India backs hydroxychloroquine
India's top biomedical research body on Tuesday backed the use of the anti-malarial hydroxychloroquine as a preventive against coronavirus, after the World Health Organisation suspended clinical trials of the drug over safety concerns.
The endorsement from the Indian Council of Medical Research came a week after United States President Donald Trump said he is taking the drug as a preventive measure.
Right train wrong destination
Indian Railways officials were left red-faced last Saturday after a special train for migrant workers which started its journey from Mumbai for Gorakhpur in Uttar Pradesh on May 21 ended up in Rourkela in Odisha.
The passengers were not told about the change in the route. "There must have been some operational compulsion for the diversion," said a senior railway ministry official.
"The conditions are really challenging. Routing trains is a complex exercise. This has never happened before."
'Killer' snake sent for forensic test
The Kerala Police team investigating the bizarre murder of a housewife through a snake bite has exhumed the carcass of the cobra and sent it for forensic examination.
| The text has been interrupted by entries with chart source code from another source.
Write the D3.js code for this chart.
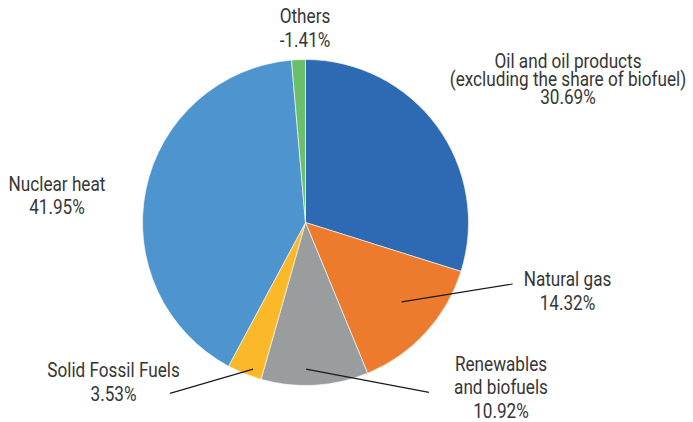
<!DOCTYPE html>
<html>
<head>
<meta charset="utf-8">
<script src="https://cdn.jsdelivr.net/npm/d3@7"></script>
<style>
  html, body { margin: 0; padding: 0; background: #fff; }
  svg { display: block; }
  text { font-family: "Roboto", "DejaVu Sans", sans-serif; font-size: 19.5px; fill: #363636; }
</style>
</head>
<body>
<svg id="chart" width="693" height="422"></svg>
<script>
// Energy mix shares, clockwise from twelve o'clock
const categories = [
  "Oil and oil products",
  "Natural gas",
  "Renewables and biofuels",
  "Solid Fossil Fuels",
  "Nuclear heat",
  "Others"
];
const shares = [30.69, 14.32, 10.92, 3.53, 41.95, -1.41];
const labelLines = [
  ["Oil and oil products", "(excluding the share of biofuel)"],
  ["Natural gas"],
  ["Renewables", "and biofuels"],
  ["Solid Fossil Fuels"],
  ["Nuclear heat"],
  ["Others"]
];
const colors = ["#2e6ab3", "#ec7b2e", "#9a9d9d", "#fbb92a", "#4e95d0", "#6bbf6b"];

// Label layout: text centre, first baseline, line spacing, optional leader line
const labelLayout = [
  { x: 568, y: 68, dy: 18 },
  { x: 567.5, y: 286, dy: 24, leader: { t: 0.44, r: 0.765, end: [512.7, 284] } },
  { x: 501, y: 370.7, dy: 23.5, leader: { t: 0.58, r: 0.9, end: [429, 392.3] } },
  { x: 113.5, y: 377.3, dy: 23.7, leader: { t: 0.31, r: 0.955, end: [170, 393.3] } },
  { x: 57, y: 190.7, dy: 23.3 },
  { x: 305, y: 23.3, dy: 23.4 }
];

// Narrow the type horizontally for a condensed look
const squeeze = 0.88;

const svg = d3.select("#chart");
const cx = 305.5, cy = 222.5, radius = 163;

const pie = d3.pie().sort(null).value(d => Math.abs(d.value));
const data = categories.map((c, i) => ({ name: c, value: shares[i], i }));
const arcs = pie(data);

const arc = d3.arc().innerRadius(0).outerRadius(radius);

const g = svg.append("g").attr("transform", `translate(${cx},${cy})`);

g.selectAll("path.slice")
  .data(arcs)
  .join("path")
  .attr("class", "slice")
  .attr("d", arc)
  .attr("fill", d => colors[d.data.i])
  .attr("stroke", "#ffffff")
  .attr("stroke-width", 0.6);

// Leader lines from inside the slice to the label
arcs.forEach(d => {
  const L = labelLayout[d.data.i].leader;
  if (!L) return;
  const a = d.startAngle + L.t * (d.endAngle - d.startAngle);
  const r = radius * L.r;
  const x0 = cx + r * Math.sin(a);
  const y0 = cy - r * Math.cos(a);
  svg.append("line")
    .attr("x1", x0).attr("y1", y0)
    .attr("x2", L.end[0]).attr("y2", L.end[1])
    .attr("stroke", "#1a1a1a")
    .attr("stroke-width", 1.2);
});

// Labels: name lines followed by the share (plain hyphen for negatives)
const locale = d3.formatLocale({ decimal: ".", thousands: ",", grouping: [3], currency: ["", ""], minus: "-" });
const fmt = v => locale.format(".2f")(v) + "%";
arcs.forEach(d => {
  const lay = labelLayout[d.data.i];
  const lines = labelLines[d.data.i].concat([fmt(d.data.value)]);
  const t = svg.append("text")
    .attr("text-anchor", "middle")
    .attr("transform", `translate(${lay.x},0) scale(${squeeze},1)`);
  lines.forEach((s, k) => {
    t.append("tspan")
      .attr("x", 0)
      .attr("y", lay.y + k * lay.dy)
      .text(s);
  });
});
</script>
</body>
</html>
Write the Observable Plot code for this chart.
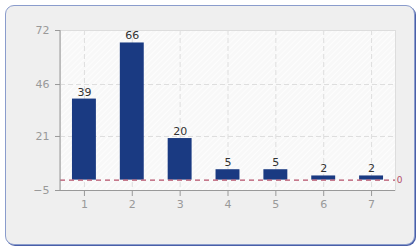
<!DOCTYPE html>
<html><head><meta charset="utf-8">
<script src="https://cdn.jsdelivr.net/npm/d3@7"></script>
<script src="https://cdn.jsdelivr.net/npm/@observablehq/plot@0.6"></script>
<style>
html,body{margin:0;padding:0;background:#fff;}
#wrap{position:relative;width:420px;height:250px;}
#frame{position:absolute;left:5px;top:5px;width:408px;height:238px;border:1px solid #8a9ccc;border-radius:9px;background:#efefef;box-shadow:1px 1px 0 #4a5fa8;}
#chart{position:absolute;left:0;top:0;}
</style></head>
<body>
<div id="wrap"><div id="frame"></div><div id="chart"></div></div>
<script>
const categories = ["1","2","3","4","5","6","7"];
const values = [39, 66, 20, 5, 5, 2, 2];
const yTicks = [72, 46, 21, -5];
const gridYTicks = [46, 21];
const refValue = [0];

const data = categories.map((c, i) => ({cat: c, v: values[i]}));
const font = "Tahoma, 'DejaVu Sans', sans-serif";

const plot = Plot.plot({
  width: 420, height: 250,
  marginLeft: 60, marginRight: 25, marginTop: 30, marginBottom: 60,
  style: {background: "transparent", fontFamily: font, fontSize: "10.5px"},
  x: {domain: categories, paddingInner: 0.5, paddingOuter: 0.25, round: false, label: null},
  y: {domain: [-5, 72], label: null},
  marks: [
    Plot.frame({fill: "url(#hatch)", stroke: "#dddddd"}),
    Plot.gridY(gridYTicks, {stroke: "#dedede", strokeOpacity: 1, strokeDasharray: "5,3"}),
    Plot.gridX(categories, {stroke: "#dedede", strokeOpacity: 1, strokeDasharray: "5,3"}),
    Plot.barY(data, {x: "cat", y: "v", fill: "#1a3a82"}),
    Plot.ruleY(refValue, {stroke: "#b5506a", strokeDasharray: "5,4", strokeWidth: 1.2}),
    Plot.text(refValue, {x: () => categories[categories.length-1], y: d => d, text: d => String(d), dx: 28, fill: "#b5506a", fontSize: 9, textAnchor: "middle"}),
    Plot.text(data, {x: "cat", y: "v", text: d => String(d.v), dy: -7, fill: "#333", fontSize: 11}),
    Plot.axisY(yTicks, {tickSize: 5, tickPadding: 6, stroke: "#999", color: "#999", fontSize: 11}),
    Plot.axisX(categories, {tickSize: 6, tickPadding: 4, stroke: "#999", color: "#999", fontSize: 11}),
    Plot.ruleY([-5], {stroke: "#999"})
  ]
});

const svg = d3.select(plot);
const defs = svg.insert("defs", ":first-child");
const pat = defs.append("pattern").attr("id", "hatch").attr("patternUnits", "userSpaceOnUse")
  .attr("width", 4).attr("height", 4).attr("patternTransform", "rotate(45)");
pat.append("rect").attr("width", 4).attr("height", 4).attr("fill", "#f8f8f8");
pat.append("line").attr("x1", 0).attr("y1", 0).attr("x2", 0).attr("y2", 4).attr("stroke", "#ffffff").attr("stroke-width", 1.5);
// y axis line along the left edge of the plot area
svg.append("line").attr("x1", 60).attr("x2", 60).attr("y1", 30).attr("y2", 190).attr("stroke", "#999");
document.getElementById("chart").appendChild(plot);
</script>
</body></html>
The incident took place on May 6 when 25-year-old Uthara Suraj was killed in Anchal, near Thiruvananthapuram. The snake was later killed by Uthara's parents.
On May 24, the police arrested her husband Suraj and his friend Suresh, a professional snake catcher, in connection with the case.
Goa government probing controversial passage
Goa's Education Department is probing how a controversial passage, which implied it is difficult to get a job in the state without bribery or influence, was included in the English language question paper of the recent Staff Selection Commission examinations.
The passage, which was part of a grammar-related question, suggested that, because jobs are difficult to get, local youth were forced to migrate abroad. Nearly 11,000 students appeared for the examinations.
Drones deployed against locusts
Huge swarms of desert locusts are destroying crops across western and central India, prompting authorities to step up their response to the country's worst plague in nearly three decades.
Drones, tractors and cars have been sent out to track the voracious pests and spray them with pesticides.
The locusts have already destroyed nearly 50,000 hectares of cropland.